Here in Georgia, we have our own memorials marking the state’s past. The most visited destination, by a healthy margin, remains Stone Mountain Park, hosting roughly 4 million annual visitors. The park sits on the eastern edge of DeKalb County, along the Gwinnett County border, across a sprawling 3,300 acres.
The famous and historic granite relief carving of Confederate President Jefferson Davis and Gens. Robert E. Lee and Thomas J. “Stonewall” Jackson occupies three of those 3,300 acres. The Stone Mountain Memorial Association (SMMA) recently acknowledged plans to make two significant additions to the park, each broadening the historic narrative and storytelling mission of this unique Georgia asset and greenspace.
On Aug. 28, 1963, speaking to an audience of nearly 250,000 and after completing the March on Washington, Dr. Martin Luther King Jr. gave one of our nation’s most admired and often quoted speeches, I Have a Dream. As King concluded his address, he painted a hopeful picture of a New South and a nation where freedom rang freely from the mountaintops to the molehills. In that speech he specifically expressed hope for freedom to ring loudly one day from Lookout Mountain in Tennessee and also “from Stone Mountain of Georgia.”
Putting his reference in perspective, in 1958, after decades of failed attempts to complete a Confederate monument carving on the northern face of the mountain, the state of Georgia purchased the mountain (formerly an active granite quarry) and hundreds of surrounding acres, and carving began again in 1964. Also in 1958, by act of condemnation, the state ceased allowing the Ku Klux Klan to hold meetings and rallies atop the mountain, which they had been allowed to do by the previous owners, the Venable family, since 1915.
King was well aware of these darker moments in the history of the mountain, and even if the eventuality of the carving’s completion (in 1972) was far from a certainty, King knew that the reference to Stone Mountain and the importance for freedom ringing out from the top of that specific place would not be lost on his audience.
On Aug. 28, 2013, 50 years later, a group of about 100 people met atop the mountain to ring a large bell, delivering on the promise of Dr. King’s speech decades earlier. The event launched discussions about honoring and acknowledging Dr. King, his historic address given from the steps of the Lincoln Memorial and sharing that dream in the form of a Freedom Bell, the ring and peal of which would be regularly heard from atop Stone Mountain.
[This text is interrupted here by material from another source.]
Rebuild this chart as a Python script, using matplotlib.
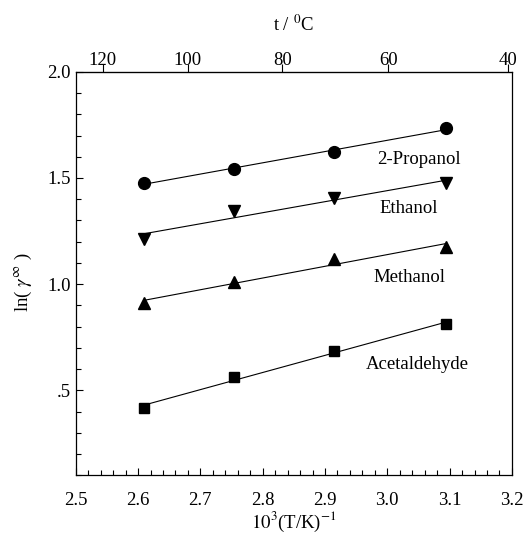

In addition to the Freedom Bell, there will also be a new permanent museum exhibit on the park grounds honoring the contributions, sacrifices and casualties of African-American Union and Confederate soldiers who fought during the Civil War.
The SMMA board and its staff are stewards of the Confederate monuments and memorials, protected by state law, and provide the business oversight and direction to multiple partners and the master vendor operating Stone Mountain Park. This work includes making periodic additions to the park offerings as varied as Snow Mountain, Ride the Ducks and annual enhancements to the holiday programming in the Crossroads Village.
These additions will simply give Stone Mountain Park visitors at least two more reasons to spend their time as well as their dimes within the park. Stone Mountain Park has long been a self-financing entity, and it is not envisioned that the Freedom Bell or museum exhibit will require any taxpayer contributions or appropriation. And with 3,300 acres available, there remains ample room for telling considerably more of the story of Georgia’s history, including the Civil Rights era as a very solid addition.